Furthermore, institutional barriers to innovation will be broken and measures will be introduced to facilitate the orderly opening up of major infrastructure and large-scale scientific research instruments to Hong Kong and Macao.
The plan also proposes that by 2020, the number of new research and development (R&D) institutions in the Greater Bay Area should reach 200, with R&D expenditure accounting for 2.8 percent of the GDP.

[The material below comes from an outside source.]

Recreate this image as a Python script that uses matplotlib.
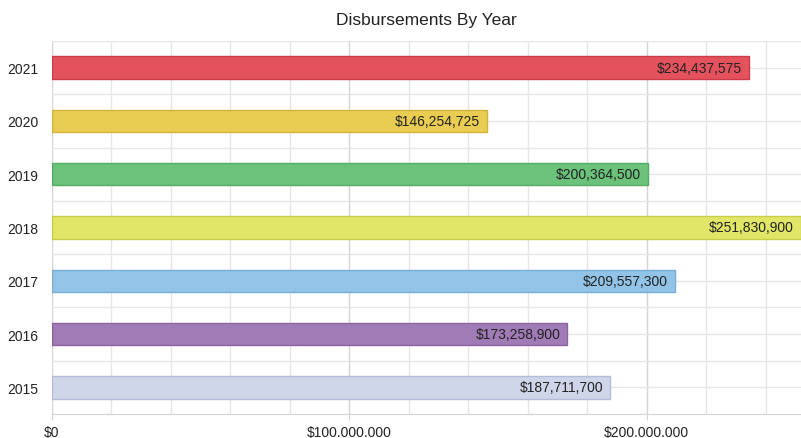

Since the deeper driving force to develop the Greater Bay Area should come from scientific innovation, Guangdong has decided to speed up building five advanced manufacturing industry clusters, namely, electronic information, automobiles, intelligent household appliances, robots and green petrochemicals. It will also focus on strategic emerging industries such as high-end equipment manufacturing, biomedicine, the digital economy, new materials and the marine economy, carrying out a number of major projects in these fields to form a number of new pillar industries with trillion-yuan output value.
According to Guo, many of these industries, which are also frontier industries with good prospects, have already been established or developed as key industries in Guangdong. The integration of scientific and industrial resources by the construction of the Greater Bay Area will create opportunities for the rapid development of these industries, which, in turn, will be beneficial to the area as a whole.
Guangdong will also work to build a high-standard pilot free trade zone (FTZ) and a free trade corridor for the Greater Bay Area and will give greater autonomy to the FTZ for reform and opening up by endowing it with administrative privileges.
Guo said the FTZ will still have a lot of room for future growth. Its expansion will promote the integration of the Greater Bay Area and reduce the efficiency loss caused by institutional differences.